If in the final report a theatre uses zip-code or census extrapolation as its basis for analyzing audience data, the results will automatically mirror the local population breakout, so success will be assumed where it may not have been achieved. Alternately, if a theatre is serving a minority group with disproportionate success, extrapolating from zip-code or census data won't show that.

So there's a conversation that needs to be had with funders interested in funding a changing audience demographic, around how best to measure which approaches are effective.

This essay raise some interesting questions about methodology; we know that the ways theaters acquire information are subject to certain biases. Further, the basic question raised about *why* we want that information is worth asking. But I don't, in the end, find the argument compelling. While our data collection is subject to bias, that is true for every kind of data collection, and statisticians have tools for taking that into account. Just because data collection is hard doesn't mean we should give up. Privacy is important, of course, but most forms of data collection are anonymous, or at least can (and generally should) be made anonymous.

As for the *why*, some granting organizations support theater for the basic joy of giving money to this art form that we all love. But most are doing social work - they give money to theaters so that the theaters can, in turn, *serve their community,* and it is reasonable for them to want to know *who* they are helping. If your audience is almost entirely making over $100,000/year, funders who are trying to serve poorer constituencies have a right to know that your theater just isn't doing that.

Richard, thanks for your comment. I agree that data collection is subject to a host of biases, and theatre patron data isn't unique in this regard. I'd argue that funders aren't entitled to know the incomes of our individual audience members (or in aggregate), whether their data is made anonymous or not.

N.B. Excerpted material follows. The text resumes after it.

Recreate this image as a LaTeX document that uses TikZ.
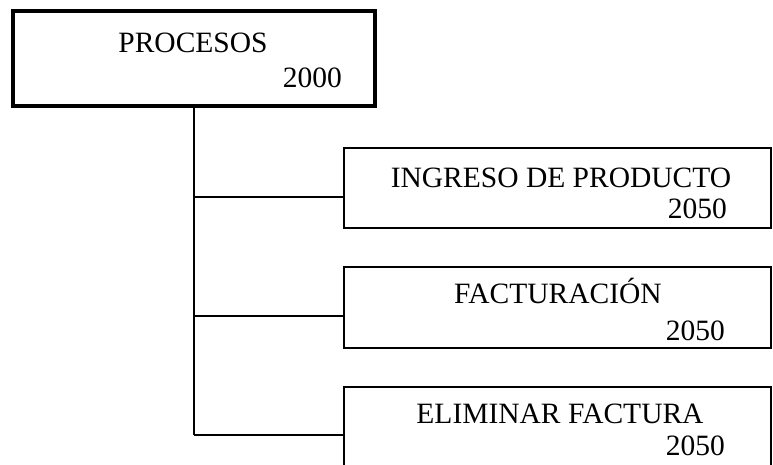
\documentclass[tikz,border=0pt]{standalone}
\usepackage{fontspec}
\setmainfont{Liberation Serif}
\usetikzlibrary{calc,positioning}

\begin{document}
\begin{tikzpicture}[x=1pt, y=-1pt,
  box/.style={draw, line width=1.2pt, inner sep=0pt, outer sep=0pt},
  topbox/.style={draw, line width=3.6pt, inner sep=0pt, outer sep=0pt},
  lbl/.style={font=\fontsize{29.5}{30}\selectfont, inner sep=0pt}]
\clip (0,0) rectangle (773,465);
%boxes
\node[topbox, minimum width=362pt, minimum height=95pt] (procesos) at (194,58.5) {};
\node[box, minimum width=427pt, minimum height=80pt] (ingreso) at (557.5,188) {};
\node[box, minimum width=427pt, minimum height=81pt] (factura) at (557.5,307.5) {};
\node[box, minimum width=427pt, minimum height=83pt] (eliminar) at (557.5,428.5) {};
%texts
\path (193,53) node[lbl, anchor=base] (procesosT) {PROCESOS};
\path (342,88) node[lbl, anchor=base east] (procesosN) {2000};
\path (561,187) node[lbl, anchor=base] (ingresoT) {INGRESO DE PRODUCTO};
\path (727,218) node[lbl, anchor=base east] (ingresoN) {2050};
\path (558,303) node[lbl, anchor=base] (facturaT) {FACTURACIÓN};
\path (725,340) node[lbl, anchor=base east] (facturaN) {2050};
\path (560,423) node[lbl, anchor=base] (eliminarT) {ELIMINAR FACTURA};
\path (725,455) node[lbl, anchor=base east] (eliminarN) {2050};
%connectors
\coordinate (c1) at (194,197);
\coordinate (c2) at (194,316);
\coordinate (c3) at (194,435);
\draw[line width=1.2pt] (procesos.south) -- (c3);
\draw[line width=1.2pt] (c1) -- (c1 -| ingreso.west);
\draw[line width=1.2pt] (c2) -- (c2 -| factura.west);
\draw[line width=1.2pt] (c3) -- (c3 -| eliminar.west);
\end{tikzpicture}
\end{document}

If a funder's goal is to fund low-income people to attend theatre, there are other ways for theatres to demonstrate they're using their money toward that goal that don't rely on individual data collection, for example giving tickets away through social service organizations and then measuring how many of those tickets are used.

A theatre can serve a vast majority of patrons that don't qualify as low-income, but still be using a funder's grant dollars appropriately. The funder does have a right to ask for verification that a theatre is using the funds for the purposes for which it was funded, but they don't have a right to know any more than that about the rest of the theatre's patrons.

Kudos! I agree one hundred percent with the author's concerns and conclusion (that we should respect the privacy rights and personal identities of our audience members, and challenge grant makers and other funders to stop requiring invasive, unethical, and inaccurate data collection).